(Code that draws figures)
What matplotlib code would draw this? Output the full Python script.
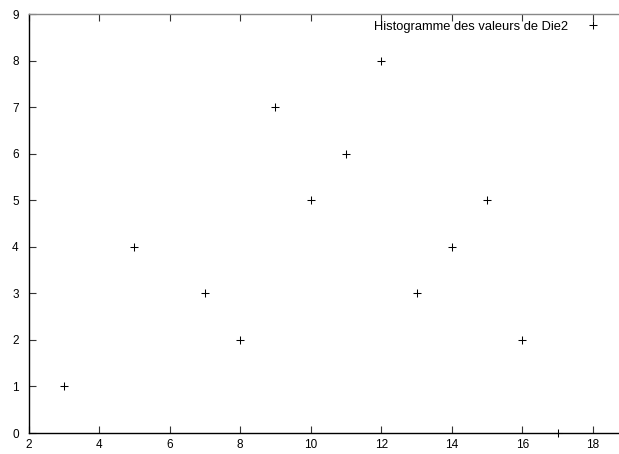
import matplotlib
matplotlib.use("Agg")
import matplotlib.pyplot as plt

# Data
valeurs = [3, 5, 7, 8, 9, 10, 11, 12, 13, 14, 15, 16, 17]
effectifs = [1, 4, 3, 2, 7, 5, 6, 8, 3, 4, 5, 2, 0]
xticks = [2, 4, 6, 8, 10, 12, 14, 16, 18]
yticks = [0, 1, 2, 3, 4, 5, 6, 7, 8, 9]
label = "Histogramme des valeurs de Die2"

plt.rcParams['font.family'] = ['Liberation Sans', 'DejaVu Sans']

fig = plt.figure(figsize=(6.19, 4.54), dpi=100)
ax = fig.add_axes([28.5/619, 21/454, 1 - 28.5/619, 419/454])

ax.plot(valeurs, effectifs, linestyle='none', marker='+', color='black',
        markersize=6, markeredgewidth=0.75, label=label, clip_on=False)

ax.set_xlim(2, 18.74)
ax.set_ylim(0, 9)
ax.set_xticks(xticks)
ax.set_yticks(yticks)

ax.spines['right'].set_visible(False)
ax.spines['top'].set_color('#888888')
ax.spines['left'].set_color('black')
ax.spines['bottom'].set_color('black')
for s in ax.spines.values():
    s.set_linewidth(1.0)

ax.tick_params(axis='x', direction='in', top=True, bottom=True, length=5,
               width=0.8, labelsize=8.5, pad=4, color='#333333')
ax.tick_params(axis='y', direction='in', left=True, right=False, length=5,
               width=0.8, labelsize=8.5, pad=7, color='#333333')

leg = ax.legend(loc='center right', bbox_to_anchor=(600/619, 1 - 27/454),
                bbox_transform=fig.transFigure, frameon=False,
                markerfirst=False, fontsize=9.3, handlelength=1.1,
                handletextpad=1.35, borderpad=0, borderaxespad=0)

fig.savefig("out.png", dpi=100)
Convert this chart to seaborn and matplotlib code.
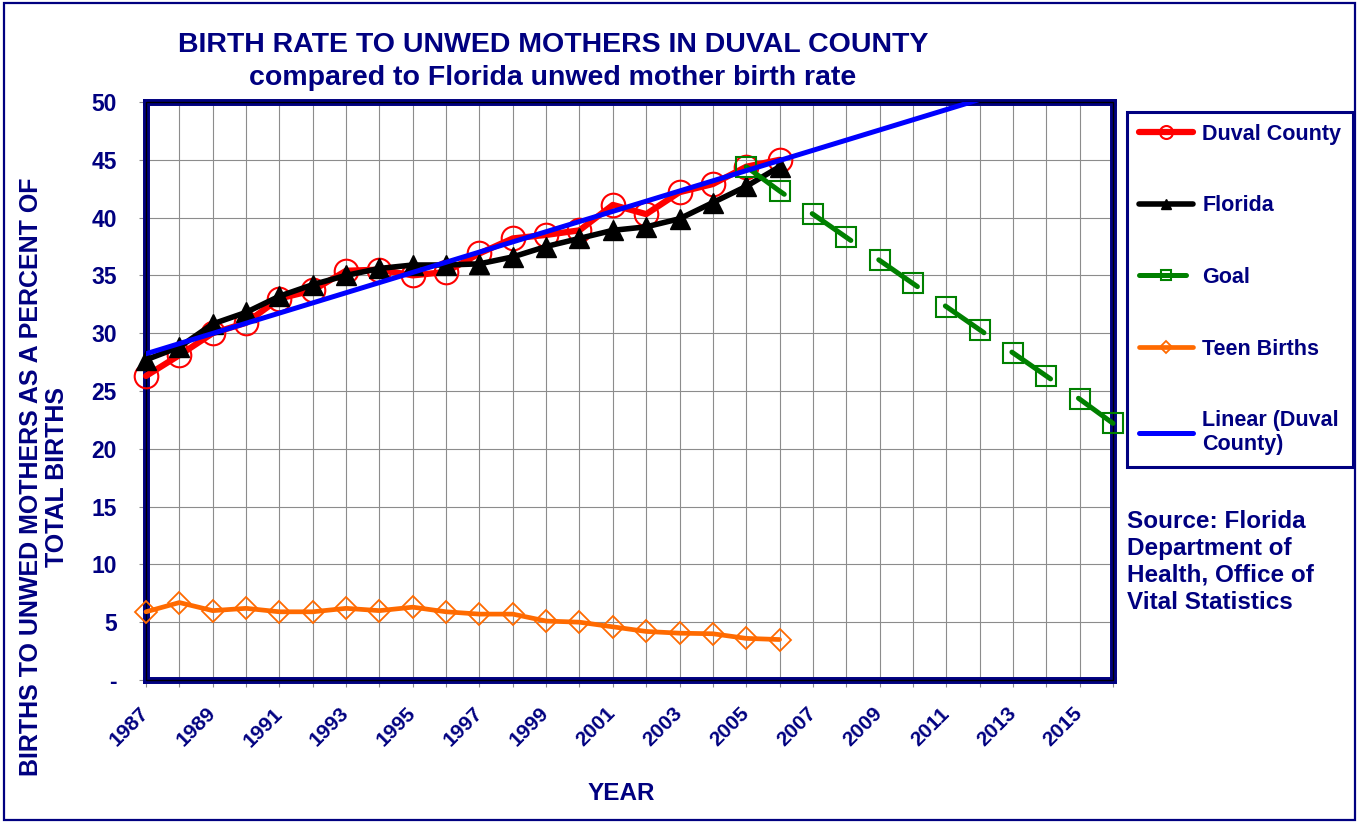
import numpy as np
import pandas as pd
import matplotlib.pyplot as plt
import seaborn as sns
from matplotlib.patches import Rectangle

# Datos (porcentaje de nacimientos de madres solteras)
years = list(range(1987, 2007))
duval = [26.3, 28.1, 30.0, 30.9, 33.0, 33.7, 35.4, 35.5, 35.0, 35.3,
         36.9, 38.2, 38.5, 38.9, 41.1, 40.3, 42.2, 42.9, 44.4, 45.0]
florida = [27.7, 28.8, 30.8, 31.8, 33.2, 34.2, 35.0, 35.6, 35.9, 35.9,
           36.0, 36.6, 37.5, 38.2, 38.9, 39.2, 39.9, 41.3, 42.7, 44.4]
teen = [5.9, 6.7, 6.0, 6.2, 5.9, 5.9, 6.2, 6.0, 6.3, 5.9,
        5.7, 5.7, 5.1, 5.0, 4.6, 4.2, 4.05, 4.0, 3.6, 3.5]
goal_years = list(range(2005, 2017))
goal = [44.4, 42.3, 40.3, 38.3, 36.3, 34.3, 32.3, 30.3, 28.3, 26.3, 24.3, 22.2]
trend_years = list(range(1987, 2017))
year_ticks = list(range(1987, 2016, 2))
y_ticks = list(range(0, 51, 5))
y_labels = ['-'] + [str(v) for v in y_ticks[1:]]

navy = '#000080'

sns.set_style('white')
plt.rcParams['font.family'] = ['Liberation Sans', 'DejaVu Sans']
plt.rcParams['font.weight'] = 'bold'

df = pd.DataFrame({'year': years, 'duval': duval, 'florida': florida, 'teen': teen})
df_goal = pd.DataFrame({'year': goal_years, 'goal': goal})

# Tendencia lineal de Duval County (como en Excel)
slope, intercept = np.polyfit(years, duval, 1)
df_trend = pd.DataFrame({'year': trend_years})
df_trend['linear'] = intercept + slope * df_trend['year']

fig = plt.figure(figsize=(13.59, 8.23), dpi=100)
ax = fig.add_axes([146 / 1359, 1 - 680 / 823, (1113 - 146) / 1359, (680 - 102) / 823])

sns.lineplot(data=df, x='year', y='duval', ax=ax, color='red', linewidth=4.5,
             marker='o', markersize=17, markerfacecolor='none', markeredgecolor='red',
             markeredgewidth=1.5, label='Duval County', clip_on=False, zorder=3)
sns.lineplot(data=df, x='year', y='florida', ax=ax, color='black', linewidth=4.0,
             marker='^', markersize=14, markerfacecolor='black', markeredgecolor='black',
             markeredgewidth=1, label='Florida', clip_on=False, zorder=4)
sns.lineplot(data=df_goal, x='year', y='goal', ax=ax, color='#008000', linewidth=3.6,
             linestyle=(0, (9.4, 6.8)), dash_capstyle='round',
             marker='s', markersize=14, markerfacecolor='none', markeredgecolor='#008000',
             markeredgewidth=1.5, label='Goal', clip_on=False, zorder=5)
sns.lineplot(data=df, x='year', y='teen', ax=ax, color='#FF6A00', linewidth=3.4,
             marker='D', markersize=11, markerfacecolor='none', markeredgecolor='#FF6A00',
             markeredgewidth=1.3, label='Teen Births', clip_on=False, zorder=5)
sns.lineplot(data=df_trend, x='year', y='linear', ax=ax, color='#0000FF', linewidth=3.6,
             label='Linear (Duval\nCounty)', zorder=6)

ax.set_xlim(1987, 2016)
ax.set_ylim(0, 50)
ax.set_xticks(year_ticks)
ax.set_xticks(trend_years, minor=True)
ax.set_yticks(y_ticks)
ax.set_yticklabels(y_labels)
ax.set_xlabel('')
ax.set_ylabel('')
ax.set_axisbelow(True)
ax.grid(axis='x', which='both', color='#8c8c8c', linewidth=0.8)
ax.grid(axis='y', which='major', color='#8c8c8c', linewidth=0.8)

ax.tick_params(axis='x', which='both', bottom=True, direction='out', length=5,
               width=0.8, color='#8c8c8c')
ax.tick_params(axis='x', which='major', labelsize=15, labelcolor=navy, pad=17)
ax.tick_params(axis='y', left=True, direction='out', length=5, width=0.8,
               color='#8c8c8c', labelsize=16.5, labelcolor=navy, pad=16)
for lbl in ax.get_xticklabels():
    lbl.set_rotation(45)
    lbl.set_ha('right')
    lbl.set_va('center')
    lbl.set_rotation_mode('anchor')
    lbl.set_fontweight('bold')
for lbl in ax.get_yticklabels():
    lbl.set_fontweight('bold')

# Marco del area de datos: azul marino con linea negra interior
for s in ax.spines.values():
    s.set_color(navy)
    s.set_linewidth(5)
    s.set_zorder(2.5)
ax.add_patch(Rectangle((0, 0), 1, 1, transform=ax.transAxes, fill=False,
                       edgecolor='black', linewidth=1.0, clip_on=False, zorder=2.6))

# Leyenda fuera del area del grafico
handles, labels = ax.get_legend_handles_labels()
ax.get_legend().remove()
leg = fig.legend(handles, labels, loc='upper left',
                 bbox_to_anchor=(1127 / 1359, 1 - 112 / 823), bbox_transform=fig.transFigure,
                 frameon=True, fancybox=False, edgecolor=navy, framealpha=1,
                 prop={'size': 15.5, 'weight': 'bold'}, labelcolor=navy,
                 handlelength=2.5, handletextpad=0.45, labelspacing=2.35,
                 borderpad=0.55, markerscale=0.55, borderaxespad=0)
leg.get_frame().set_linewidth(2.2)

# Textos
fig.text(553 / 1359, 1 - 45 / 823, 'BIRTH RATE TO UNWED MOTHERS IN DUVAL COUNTY',
         ha='center', va='center', fontsize=20.5, color=navy, fontweight='bold')
fig.text(553 / 1359, 1 - 78 / 823, 'compared to Florida unwed mother birth rate',
         ha='center', va='center', fontsize=20.5, color=navy, fontweight='bold')
fig.text(44 / 1359, 1 - 477 / 823, 'BIRTHS TO UNWED MOTHERS AS A PERCENT OF\nTOTAL BIRTHS',
         rotation=90, ha='center', va='center', multialignment='center',
         fontsize=18, color=navy, fontweight='bold', linespacing=1.1)
fig.text(621 / 1359, 1 - 793 / 823, 'YEAR', ha='center', va='center',
         fontsize=17.5, color=navy, fontweight='bold')
fig.text(1127 / 1359, 1 - 510 / 823,
         'Source: Florida\nDepartment of\nHealth, Office of\nVital Statistics',
         ha='left', va='top', fontsize=17.5, color=navy, fontweight='bold', linespacing=1.22)

# Borde exterior
fig.patches.append(Rectangle((4 / 1359, 3 / 823), 1351 / 1359, 817 / 823,
                             transform=fig.transFigure, fill=False,
                             edgecolor=navy, linewidth=1.6))

fig.savefig('out.png', dpi=100, facecolor='white')
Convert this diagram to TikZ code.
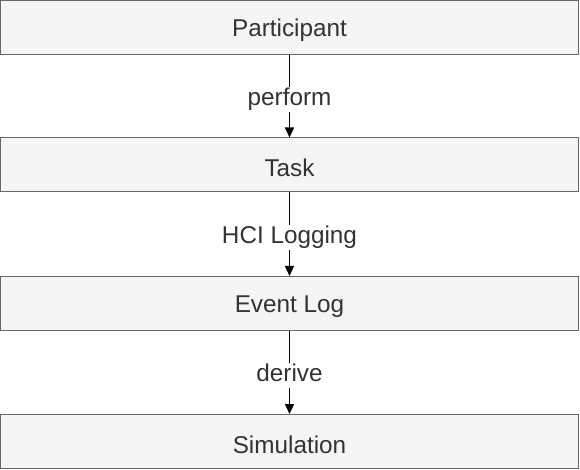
\documentclass[tikz,border=0pt]{standalone}
\usepackage{fontspec}
\setmainfont{Liberation Sans}
\usetikzlibrary{arrows.meta}
\definecolor{boxfill}{HTML}{F5F5F5}
\definecolor{boxline}{HTML}{666666}
\definecolor{txt}{HTML}{333333}
\begin{document}
\begin{tikzpicture}[x=1bp,y=-1bp,
  layer/.style={draw=boxline, fill=boxfill, line width=1bp, minimum width=578bp, minimum height=54bp, inner sep=0pt, text=txt, font=\fontsize{24.3bp}{28bp}\selectfont},
  ttl/.style={text=txt, inner sep=0pt, font=\fontsize{24.3bp}{28bp}\selectfont},
  conn/.style={line width=1.3bp, -{Triangle[length=10bp,width=9bp]}},
  lbl/.style={fill=white, text=txt, inner sep=1.5bp, text height=17bp, text depth=5bp, font=\fontsize{24.3bp}{28bp}\selectfont}]
\useasboundingbox (0,0) rectangle (580,470);
\node[layer] (p) at (289.5,27.5) {};
\node[layer] (t) at (289.5,165) {};
\node[layer] (e) at (289.5,303.5) {};
\node[layer] (s) at (289.5,441.5) {};
\node[ttl] (pt) at ([yshift=-3bp]p.center) {Participant};
\node[ttl] (tt) at ([yshift=-3bp]t.center) {Task};
\node[ttl] (et) at ([yshift=-3bp]e.center) {Event Log};
\node[ttl] (st) at ([yshift=-3bp]s.center) {Simulation};
\draw[conn] (p) -- node[lbl, yshift=-3bp] {perform} (t);
\draw[conn] (t) -- node[lbl, yshift=-3bp] {HCI Logging} (e);
\draw[conn] (e) -- node[lbl, yshift=-3bp] {derive} (s);
\end{tikzpicture}
\end{document}
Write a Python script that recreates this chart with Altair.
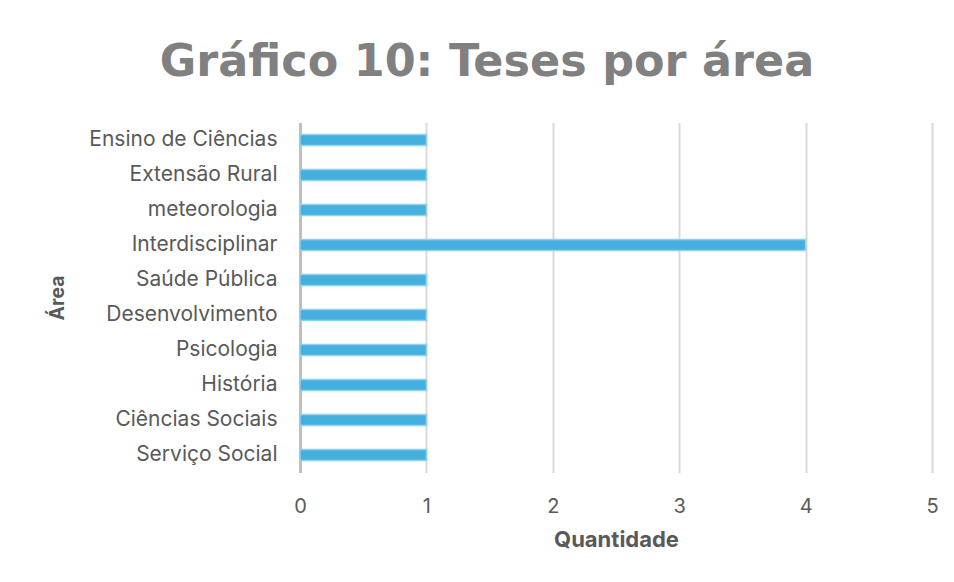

- _REQUEST_: Without the pictures, please reproduce each line of the listing above exactly, from the first one through the line bearing "s.set_linewidth(1.0)".

- _EXPECTED OUTPUT_:
What matplotlib code would draw this? Output the full Python script.
import matplotlib
matplotlib.use("Agg")
import matplotlib.pyplot as plt

# Data
valeurs = [3, 5, 7, 8, 9, 10, 11, 12, 13, 14, 15, 16, 17]
effectifs = [1, 4, 3, 2, 7, 5, 6, 8, 3, 4, 5, 2, 0]
xticks = [2, 4, 6, 8, 10, 12, 14, 16, 18]
yticks = [0, 1, 2, 3, 4, 5, 6, 7, 8, 9]
label = "Histogramme des valeurs de Die2"

plt.rcParams['font.family'] = ['Liberation Sans', 'DejaVu Sans']

fig = plt.figure(figsize=(6.19, 4.54), dpi=100)
ax = fig.add_axes([28.5/619, 21/454, 1 - 28.5/619, 419/454])

ax.plot(valeurs, effectifs, linestyle='none', marker='+', color='black',
        markersize=6, markeredgewidth=0.75, label=label, clip_on=False)

ax.set_xlim(2, 18.74)
ax.set_ylim(0, 9)
ax.set_xticks(xticks)
ax.set_yticks(yticks)

ax.spines['right'].set_visible(False)
ax.spines['top'].set_color('#888888')
ax.spines['left'].set_color('black')
ax.spines['bottom'].set_color('black')
for s in ax.spines.values():
    s.set_linewidth(1.0)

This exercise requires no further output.